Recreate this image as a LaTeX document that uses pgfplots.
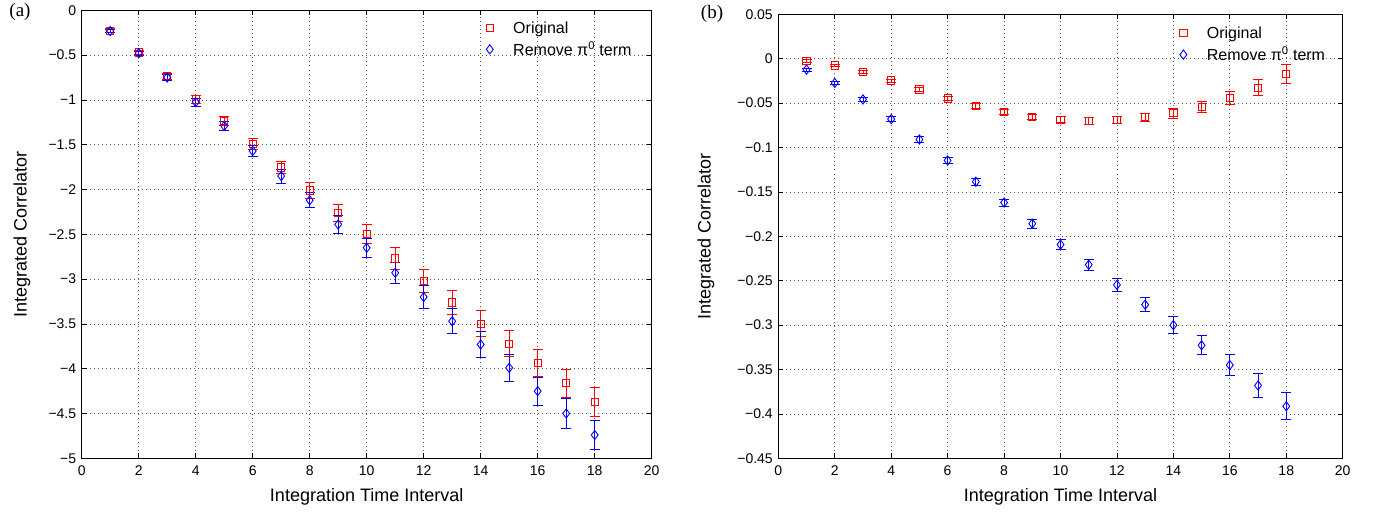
\documentclass[border=0pt]{standalone}
\usepackage{pgfplots}
\pgfplotsset{compat=1.18}
\usepackage{pgfplotstable}
\usepackage{fontspec}
\setmainfont{Liberation Sans}
\newfontfamily\serifpanel{Liberation Serif}
\definecolor{mred}{rgb}{1,0,0}
\definecolor{mblue}{rgb}{0,0,1}

% x, value, error
\pgfplotstableread{
x y e
1 -0.228 0.02
2 -0.47 0.025
3 -0.735 0.035
4 -0.995 0.045
5 -1.235 0.05
6 -1.495 0.06
7 -1.755 0.07
8 -2.01 0.085
9 -2.26 0.095
10 -2.50 0.105
11 -2.77 0.12
12 -3.02 0.125
13 -3.26 0.135
14 -3.50 0.145
15 -3.72 0.148
16 -3.94 0.15
17 -4.16 0.157
18 -4.37 0.16
}\origA
\pgfplotstableread{
x y e
1 -0.232 0.02
2 -0.48 0.025
3 -0.75 0.035
4 -1.025 0.045
5 -1.29 0.05
6 -1.57 0.065
7 -1.85 0.078
8 -2.12 0.085
9 -2.39 0.098
10 -2.65 0.107
11 -2.93 0.12
12 -3.20 0.126
13 -3.47 0.137
14 -3.73 0.144
15 -3.99 0.154
16 -4.25 0.155
17 -4.50 0.163
18 -4.74 0.163
}\nopiA
\pgfplotstableread{
x y e
1 -0.0027 0.0015
2 -0.0075 0.0015
3 -0.015 0.0015
4 -0.0246 0.0018
5 -0.0347 0.002
6 -0.0448 0.0022
7 -0.0534 0.0025
8 -0.060 0.0027
9 -0.0653 0.003
10 -0.0687 0.0032
11 -0.0702 0.0035
12 -0.069 0.004
13 -0.066 0.0045
14 -0.0615 0.0054
15 -0.054 0.0063
16 -0.0444 0.0075
17 -0.0325 0.0088
18 -0.0176 0.0106
}\origB
\pgfplotstableread{
x y e
1 -0.0123 0.0015
2 -0.0273 0.0018
3 -0.0459 0.002
4 -0.068 0.0025
5 -0.091 0.003
6 -0.1146 0.0033
7 -0.1385 0.0037
8 -0.162 0.004
9 -0.1857 0.0052
10 -0.2093 0.0054
11 -0.232 0.0064
12 -0.2547 0.007
13 -0.277 0.008
14 -0.300 0.0092
15 -0.3227 0.0105
16 -0.345 0.0118
17 -0.368 0.0135
18 -0.3914 0.015
}\nopiB

\pgfplotsset{
  matlab/.style={
    scale only axis,
    anchor=south west,
    xmin=0, xmax=20,
    xtick={0,2,...,20},
    axis line style={line width=1pt},
    tick pos=both, tick align=inside,
    major tick length=5pt,
    tick style={black, line width=0.8pt},
    grid=major,
    grid style={line width=0.8pt, black!65, dash pattern=on 0.8pt off 3.2pt},
    /pgf/number format/assume math mode=true,
    ticklabel style={font=\fontsize{14}{16}\selectfont},
    xticklabel style={yshift=-4pt},
    yticklabel style={xshift=-2pt},
    xlabel={Integration Time Interval},
    ylabel={Integrated Correlator},
    label style={font=\fontsize{18}{21}\selectfont},
    xlabel style={at={(axis description cs:0.5,-0.087)}, anchor=center},
    legend style={draw=none, fill=none, inner sep=0pt, row sep=3pt,
      font=\fontsize{16}{18}\selectfont, anchor=north west},
    legend cell align=left,
  },
  % #1 = pgf colour, #2 = the same colour for the driver's colour stack
  series/.style n args={2}{color=#1, only marks, line width=0.9pt,
    execute at begin plot visualization={\special{color push rgb #2}},
    execute at end plot visualization={\special{color pop}},
    legend image code/.code={
      \special{color push rgb #2}
      \path (0pt,0pt) (30pt,0pt);
      \draw[mark repeat=2, mark phase=2, ##1] plot coordinates {(0pt,0pt) (9pt,0pt) (18pt,0pt)};
      \special{color pop}
    },
    error bars/.cd, y dir=both, y explicit,
    error bar style={line width=0.9pt},
    error mark options={rotate=90, mark size=5pt, line width=0.9pt}},
  origstyle/.style={mark=square, mark size=3.6pt, series={mred}{1 0 0}},
  nopistyle/.style={mark=diamond, mark size=4.6pt, series={mblue}{0 0 1}},
}

\begin{document}
\begin{tikzpicture}[x=1pt, y=1pt]
\useasboundingbox (0pt,0pt) rectangle (1378pt,512pt);

\node[font=\serifpanel\fontsize{19}{21}\selectfont] at (20pt,500pt) {(a)};
\node[font=\serifpanel\fontsize{19}{21}\selectfont] at (712pt,498pt) {(b)};

\begin{axis}[matlab,
    at={(81.7pt,53.7pt)}, width=570pt, height=448pt,
    ymin=-5, ymax=0,
    ytick={-5,-4.5,-4,-3.5,-3,-2.5,-2,-1.5,-1,-0.5,0},
    yticklabels={−5,−4.5,−4,−3.5,−3,−2.5,−2,−1.5,−1,−0.5,0},
    ylabel style={at={(axis description cs:-0.105,0.5)}, anchor=center},
    legend style={at={(axis description cs:0.699,0.98)}},
  ]
  \addplot[origstyle] table[x=x, y=y, y error=e] {\origA};
  \addlegendentry{Original}
  \addplot[nopistyle] table[x=x, y=y, y error=e] {\nopiA};
  \addlegendentry{Remove π\textsuperscript{0} term}
\end{axis}

\begin{axis}[matlab,
    at={(778.3pt,53.7pt)}, width=564.4pt, height=444pt,
    ymin=-0.45, ymax=0.05,
    ytick={-0.45,-0.4,-0.35,-0.3,-0.25,-0.2,-0.15,-0.1,-0.05,0,0.05},
    yticklabels={−0.45,−0.4,−0.35,−0.3,−0.25,−0.2,−0.15,−0.1,−0.05,0,0.05},
    ylabel style={at={(axis description cs:-0.128,0.5)}, anchor=center},
    legend style={at={(axis description cs:0.7006,0.977)}},
  ]
  \addplot[origstyle] table[x=x, y=y, y error=e] {\origB};
  \addlegendentry{Original}
  \addplot[nopistyle] table[x=x, y=y, y error=e] {\nopiB};
  \addlegendentry{Remove π\textsuperscript{0} term}
\end{axis}
\end{tikzpicture}
\end{document}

-----

### STATED EXERCISE:
Select every line where the word "image" occurs.

### SOLUTION TO THIS PROBLEM:
Recreate this image as a LaTeX document that uses pgfplots.
    legend image code/.code={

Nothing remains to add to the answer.